Purpose, on the other hand, is active. Purpose is meaning with legs. Each of us gets to decide what is meaningful in life, but it’s wasted without an active component. In recovery, we discover all kinds of things, such as who we are behind the fear and the mask, and what we stand for. While we can’t answer the meaning of life, we can decide the meaning in life and start pursuing meaningful goals in the service of something larger than ourselves. You may ask: What can I do if I don’t have a clue? What if I don’t yet know what I stand for? How can I start to discover meaning and purpose in my life?

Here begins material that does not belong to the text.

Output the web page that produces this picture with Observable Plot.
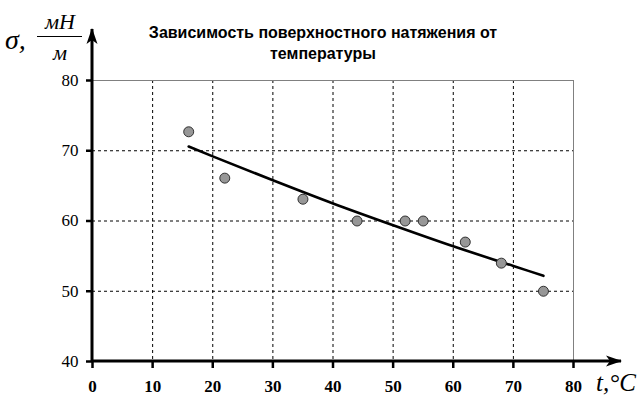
<!DOCTYPE html>
<html><head><meta charset="utf-8">
<script src="https://cdn.jsdelivr.net/npm/d3@7"></script>
<script src="https://cdn.jsdelivr.net/npm/@observablehq/plot@0.6"></script>
<style>
body{margin:0;background:#fff;}
#wrap{position:relative;width:644px;height:409px;}
.title{position:absolute;left:0;top:22px;width:646px;text-align:center;font:bold 16px "Liberation Sans",Arial,sans-serif;line-height:21px;color:#000;}
.lab{position:absolute;font-family:"Liberation Serif","Times New Roman",serif;font-style:italic;color:#000;}
</style>
</head><body>
<div id="wrap"></div>
<script>
const titleLines = ["Зависимость поверхностного натяжения от", "температуры"];
const tempC = [16, 22, 35, 44, 52, 55, 62, 68, 75];
const sigma = [72.7, 66.1, 63.1, 60, 60, 60, 57, 54, 50];
const trendT = [16, 20, 30, 40, 50, 60, 70, 75];
const trendS = [70.6, 69.2, 65.8, 62.5, 59.4, 56.4, 53.6, 52.2];
const xTicks = [0, 10, 20, 30, 40, 50, 60, 70, 80];
const yTicks = [40, 50, 60, 70, 80];
const gridX = [10, 20, 30, 40, 50, 60, 70];
const gridY = [50, 60, 70];

const serif = "Liberation Serif";
const pts = tempC.map((t, i) => ({t, s: sigma[i]}));
const trend = trendT.map((t, i) => ({t, s: trendS[i]}));

const chart = Plot.plot({
  width: 644, height: 409,
  marginLeft: 92, marginRight: 71, marginTop: 80, marginBottom: 48,
  style: {background: "#fff", overflow: "visible"},
  x: {domain: [0, 80]},
  y: {domain: [40, 80]},
  marks: [
    Plot.gridX(gridX, {stroke: "#000", strokeOpacity: 1, strokeDasharray: "3,3", strokeWidth: 1}),
    Plot.gridY(gridY, {stroke: "#000", strokeOpacity: 1, strokeDasharray: "3,3", strokeWidth: 1}),
    Plot.ruleY([yTicks[yTicks.length - 1]], {stroke: "#808080", strokeWidth: 1}),
    Plot.ruleX([xTicks[xTicks.length - 1]], {stroke: "#808080", strokeWidth: 1}),
    Plot.axisY({ticks: yTicks, tickSize: 6, strokeWidth: 2.5, tickFormat: () => "", label: null, color: "#000"}),
    Plot.axisX({ticks: xTicks, tickSize: 7, strokeWidth: 2.5, tickFormat: () => "", label: null, color: "#000"}),
    Plot.text(yTicks, {y: d => d, frameAnchor: "left", dx: -14, textAnchor: "end", fontFamily: serif, fontSize: 17, fill: "#000"}),
    Plot.text(xTicks, {x: d => d, frameAnchor: "bottom", dy: 30, fontFamily: serif, fontSize: 17, fontWeight: "bold", fill: "#000"}),
    Plot.line(trend, {x: "t", y: "s", stroke: "#000", strokeWidth: 2.6, curve: "monotone-x"}),
    Plot.dot(pts, {x: "t", y: "s", r: 5, fill: "#979797", stroke: "#222", strokeWidth: 0.9})
  ]
});

// axis lines with arrowheads, positioned from the Plot scales
const svg = d3.select(chart);
const sx = chart.scale("x"), sy = chart.scale("y");
const x0 = sx.apply(xTicks[0]), xEnd = sx.apply(xTicks[xTicks.length - 1]);
const y0 = sy.apply(yTicks[0]), yEnd = sy.apply(yTicks[yTicks.length - 1]);
const defs = svg.insert("defs", ":first-child");
defs.append("marker").attr("id", "axArrow").attr("markerUnits", "userSpaceOnUse")
  .attr("viewBox", "-16 -6 18 12").attr("markerWidth", 18).attr("markerHeight", 12)
  .attr("refX", 0).attr("refY", 0).attr("orient", "auto")
  .append("path").attr("d", "M1,0 L-15,-5.5 L-11,0 L-15,5.5 Z").attr("fill", "#000");
const ax = svg.append("g").attr("aria-label", "axis-lines");
ax.append("line").attr("x1", x0).attr("y1", y0).attr("x2", x0).attr("y2", yEnd - 51)
  .attr("stroke", "#000").attr("stroke-width", 3).attr("marker-end", "url(#axArrow)");
ax.append("line").attr("x1", x0).attr("y1", y0).attr("x2", xEnd + 48).attr("y2", y0)
  .attr("stroke", "#000").attr("stroke-width", 3).attr("marker-end", "url(#axArrow)");

const wrap = document.getElementById("wrap");
wrap.appendChild(chart);
chart.style.position = "absolute"; chart.style.left = "0"; chart.style.top = "0";

const title = document.createElement("div");
title.className = "title";
title.innerHTML = titleLines.join("<br>");
wrap.appendChild(title);

const ylab = document.createElement("div");
ylab.className = "lab";
ylab.style.left = "5px"; ylab.style.top = "9px";
ylab.innerHTML = '<span style="position:absolute;left:0;top:15px;font-size:28px;white-space:nowrap">σ,</span>' +
  '<span style="position:absolute;left:33px;top:0;width:44px;text-align:center;font-size:22px;line-height:26px;">мН</span>' +
  '<span style="position:absolute;left:32px;top:27px;width:45px;height:0;border-top:1.3px solid #000"></span>' +
  '<span style="position:absolute;left:33px;top:31px;width:44px;text-align:center;font-size:22px;line-height:26px;">м</span>';
wrap.appendChild(ylab);

const xlab = document.createElement("div");
xlab.className = "lab";
xlab.style.left = "596px"; xlab.style.top = "369px";
xlab.style.fontSize = "25px"; xlab.style.whiteSpace = "nowrap";
xlab.textContent = "t,°C";
wrap.appendChild(xlab);
</script>
</body></html>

Action Will Lead You to Answers

People who struggle with discovering meaning can fake it till they make it. Specifically, you don't need all the answers before you act. You can start acting to get the answers you’re looking for. If the idea of being a pro-social person is appealing, volunteer at a food bank. If your ideal world is filled with altruistic mentors, find people to teach. It’s not necessary to give, give, give, but the research is pretty clear that giving can be deeply meaningful. In addition, it’s an act that you really can’t give away–it keeps returning to you. Or, you may find meaning in a higher power, in nature, or within your body. The result of pursuing more meaning and purpose, for most people, is good–better physical and mental health, deeper and more supportive relationships, and longer life.

Of course, let’s not forget about happiness. Meaning is a huge contributor to our overall well-being. When your life is full of meaning, you feel better and more satisfied. Several of my Penn classmates agree that meaning trumps the rest of the elements that pave the road to living the best life possible.

When challenges seem daunting, or when the “gremlins of self-doubt” (thank you Brené Brown) make you feel unworthy, anchor yourself in meaning and engage your strengths in purpose.

Dr. Jason Powers, MD, is chief medical officer for Promises Austin and Right Step in Texas. He leads an intensive staff training program called Positive Recovery University to help addicts discover meaning and purpose in their lives upon achieving sobriety. Dr. Powers is board certified in addiction medicine and family medicine and certified by the American Board of Addiction.